The Mule always gets the carrot once the load is up the mountain and his legs have begun to buckle. There is a prize after all. And it is: ‘The Other Shore’.
The ultimate intent of Yajna, of ceremonial sacrifice, was the gaining of Immortality [Sanskrit: A-mrityu; mrityu, as in mortalis, mort, mortal].
The pivotal verses that birth the first intuition of Shūnyam in the Brihadaranyaka Upanishad are in fact a response by Yagnavalkya to Maitreyi’s query on Death.
‘Thereupon Maitreyi said: “Venerable Sir, if indeed the whole earth, full of wealth, belonged to me, would I be immortal through that?”
“No,” replied Yajnavalkya, “your life would be just like that of people who have plenty. Of Immortality, however, there is no hope through wealth.”

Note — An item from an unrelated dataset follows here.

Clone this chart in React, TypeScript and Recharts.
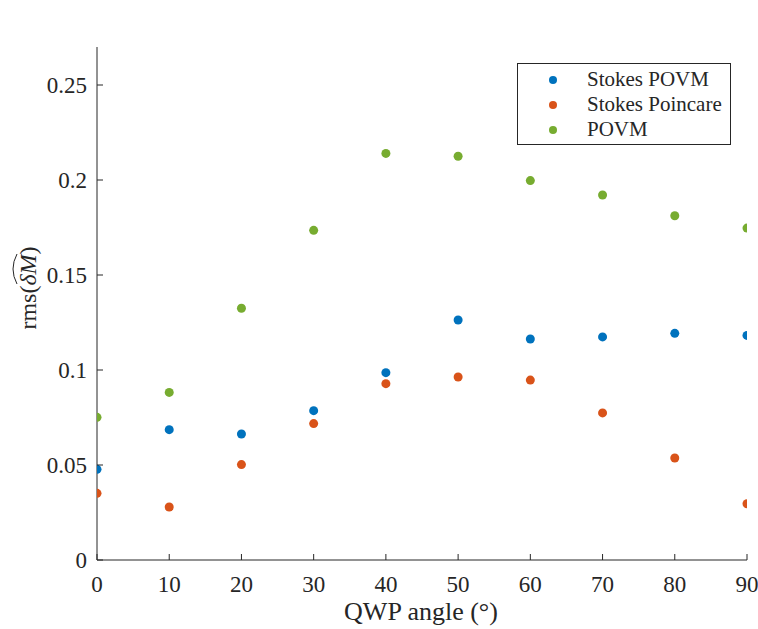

Then Maitreyi said: “What should I do with that which would not make me immortal? Tell me, venerable Sir, of that alone which you know to be the only means of attaining Immortality.’
The finale, the ultimate crown for those who began the search all those many years ago was to be more than trophy-wives and corner-offices.
They were looking for the biggest prize of all. Something called ‘Immortality’.
Yajna today stands domesticated as the Puja and ‘Immortality’ has been toned down to requests for an employable son-in-law. But that is another story.